Do not copy the pictures; transcribe all other material exactly.

COLLECTED MATERIAL:
..........

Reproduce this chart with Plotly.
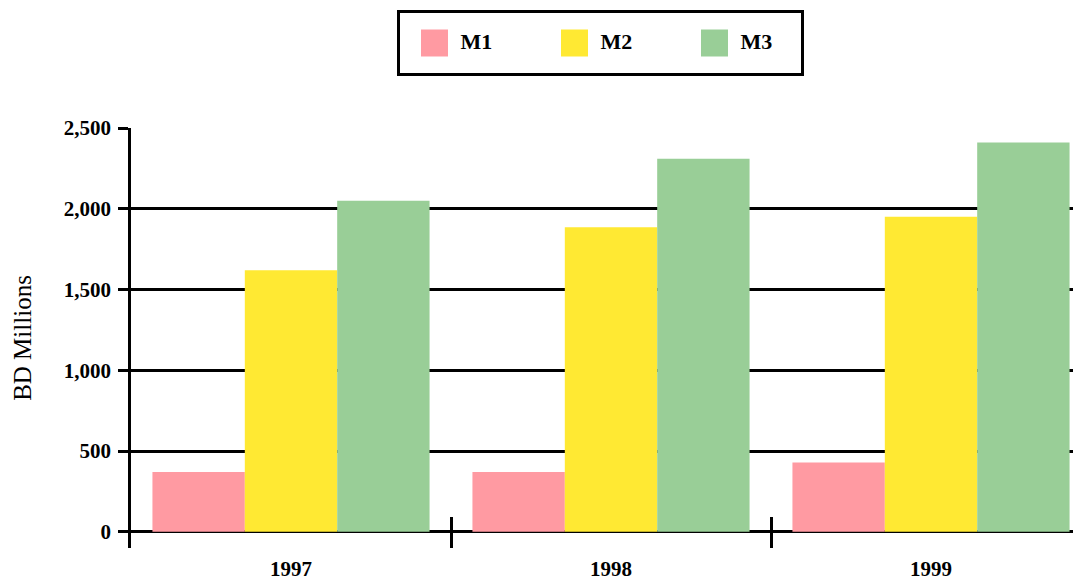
import plotly.graph_objects as go

categories = ["1997", "1998", "1999"]
series_names = ["M1", "M2", "M3"]
m1_values = [370, 370, 430]
m2_values = [1620, 1885, 1950]
m3_values = [2050, 2310, 2410]
series_colors = ["#FF9AA2", "#FFE933", "#99CE97"]
y_tick_values = [0, 500, 1000, 1500, 2000, 2500]
y_tick_labels = ["0", "500", "1,000", "1,500", "2,000", "2,500"]

OFF = 8  # page body margin offset
W, H = 1081 - OFF, 581 - OFF
FONT = "Liberation Serif"

fig = go.Figure()
for name, vals, col in zip(series_names, [m1_values, m2_values, m3_values], series_colors):
    fig.add_trace(go.Bar(x=categories, y=vals, name=name, marker=dict(color=col, line=dict(width=0)),
                         showlegend=False, xaxis="x", yaxis="y"))

# legend drawn on its own small axes
idx = list(range(len(series_names)))
fig.add_trace(go.Scatter(
    x=idx, y=[0] * len(series_names), mode="markers",
    marker=dict(symbol="square", size=27, color=series_colors, line=dict(width=0)),
    showlegend=False, hoverinfo="skip", xaxis="x3", yaxis="y3"))
fig.add_trace(go.Scatter(
    x=[i + 0.185 for i in idx], y=[0] * len(series_names), mode="text",
    text=series_names, textposition="middle right",
    textfont=dict(family=FONT, size=22, color="black", weight="bold"),
    showlegend=False, hoverinfo="skip", xaxis="x3", yaxis="y3"))

bottom = 581 - 548
paper_h = H - bottom
left_px = 131 - OFF
fig.update_layout(
    width=W, height=H,
    template="none",
    paper_bgcolor="white", plot_bgcolor="rgba(0,0,0,0)",
    margin=dict(l=0, r=0, t=0, b=bottom, pad=0),
    barmode="group", bargap=0.134, bargroupgap=0,
    showlegend=False,
    font=dict(family=FONT, color="black"),
    xaxis=dict(
        type="category", domain=[left_px / W, 1], anchor="y",
        range=[-0.5, -0.5 + (W - left_px) / 320],
        tickson="boundaries", ticks="inside", ticklen=31, tickwidth=2.5, tickcolor="black",
        showline=False, showgrid=False, zeroline=False,
        tickfont=dict(family=FONT, size=21, color="black", weight="bold"),
        ticklabelstandoff=6, automargin=False,
    ),
    yaxis=dict(
        domain=[0, 1 - (128 - OFF) / paper_h], anchor="x",
        range=[-100, 2500],
        tickmode="array", tickvals=y_tick_values, ticktext=y_tick_labels,
        ticks="outside", ticklen=10, tickwidth=2.5, tickcolor="black",
        showgrid=True, gridcolor="black", gridwidth=2.5,
        zeroline=True, zerolinecolor="black", zerolinewidth=2.5,
        showline=True, linecolor="black", linewidth=2.5,
        tickfont=dict(family=FONT, size=21, color="black", weight="bold"),
        ticklabelstandoff=3, automargin=False,
        title=dict(text="BD Millions", font=dict(family=FONT, size=25, color="black"), standoff=26),
    ),
    xaxis3=dict(
        domain=[(400 - OFF) / W, (801 - OFF) / W], anchor="y3",
        range=[-34.5 / 140, (401 - 34.5) / 140],
        showgrid=False, zeroline=False, showticklabels=False, ticks="",
        showline=True, mirror=True, linecolor="black", linewidth=3, automargin=False, fixedrange=True,
    ),
    yaxis3=dict(
        domain=[1 - (73 - OFF) / paper_h, 1 - (13 - OFF) / paper_h], anchor="x3",
        range=[-1, 1],
        showgrid=False, zeroline=False, showticklabels=False, ticks="",
        showline=True, mirror=True, linecolor="black", linewidth=3, automargin=False, fixedrange=True,
    ),
)

fig.write_html("out.html", config={"displayModeBar": False})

..........

ANSWER FOR THIS EXERCISE:
Reproduce this chart with Plotly.
import plotly.graph_objects as go

categories = ["1997", "1998", "1999"]
series_names = ["M1", "M2", "M3"]
m1_values = [370, 370, 430]
m2_values = [1620, 1885, 1950]
m3_values = [2050, 2310, 2410]
series_colors = ["#FF9AA2", "#FFE933", "#99CE97"]
y_tick_values = [0, 500, 1000, 1500, 2000, 2500]
y_tick_labels = ["0", "500", "1,000", "1,500", "2,000", "2,500"]

OFF = 8  # page body margin offset
W, H = 1081 - OFF, 581 - OFF
FONT = "Liberation Serif"

fig = go.Figure()
for name, vals, col in zip(series_names, [m1_values, m2_values, m3_values], series_colors):
    fig.add_trace(go.Bar(x=categories, y=vals, name=name, marker=dict(color=col, line=dict(width=0)),
                         showlegend=False, xaxis="x", yaxis="y"))

# legend drawn on its own small axes
idx = list(range(len(series_names)))
fig.add_trace(go.Scatter(
    x=idx, y=[0] * len(series_names), mode="markers",
    marker=dict(symbol="square", size=27, color=series_colors, line=dict(width=0)),
    showlegend=False, hoverinfo="skip", xaxis="x3", yaxis="y3"))
fig.add_trace(go.Scatter(
    x=[i + 0.185 for i in idx], y=[0] * len(series_names), mode="text",
    text=series_names, textposition="middle right",
    textfont=dict(family=FONT, size=22, color="black", weight="bold"),
    showlegend=False, hoverinfo="skip", xaxis="x3", yaxis="y3"))

bottom = 581 - 548
paper_h = H - bottom
left_px = 131 - OFF
fig.update_layout(
    width=W, height=H,
    template="none",
    paper_bgcolor="white", plot_bgcolor="rgba(0,0,0,0)",
    margin=dict(l=0, r=0, t=0, b=bottom, pad=0),
    barmode="group", bargap=0.134, bargroupgap=0,
    showlegend=False,
    font=dict(family=FONT, color="black"),
    xaxis=dict(
        type="category", domain=[left_px / W, 1], anchor="y",
        range=[-0.5, -0.5 + (W - left_px) / 320],
        tickson="boundaries", ticks="inside", ticklen=31, tickwidth=2.5, tickcolor="black",
        showline=False, showgrid=False, zeroline=False,
        tickfont=dict(family=FONT, size=21, color="black", weight="bold"),
        ticklabelstandoff=6, automargin=False,
    ),
    yaxis=dict(
        domain=[0, 1 - (128 - OFF) / paper_h], anchor="x",
        range=[-100, 2500],
        tickmode="array", tickvals=y_tick_values, ticktext=y_tick_labels,
        ticks="outside", ticklen=10, tickwidth=2.5, tickcolor="black",
        showgrid=True, gridcolor="black", gridwidth=2.5,
        zeroline=True, zerolinecolor="black", zerolinewidth=2.5,
        showline=True, linecolor="black", linewidth=2.5,
        tickfont=dict(family=FONT, size=21, color="black", weight="bold"),
        ticklabelstandoff=3, automargin=False,
        title=dict(text="BD Millions", font=dict(family=FONT, size=25, color="black"), standoff=26),
    ),
    xaxis3=dict(
        domain=[(400 - OFF) / W, (801 - OFF) / W], anchor="y3",
        range=[-34.5 / 140, (401 - 34.5) / 140],
        showgrid=False, zeroline=False, showticklabels=False, ticks="",
        showline=True, mirror=True, linecolor="black", linewidth=3, automargin=False, fixedrange=True,
    ),
    yaxis3=dict(
        domain=[1 - (73 - OFF) / paper_h, 1 - (13 - OFF) / paper_h], anchor="x3",
        range=[-1, 1],
        showgrid=False, zeroline=False, showticklabels=False, ticks="",
        showline=True, mirror=True, linecolor="black", linewidth=3, automargin=False, fixedrange=True,
    ),
)

fig.write_html("out.html", config={"displayModeBar": False})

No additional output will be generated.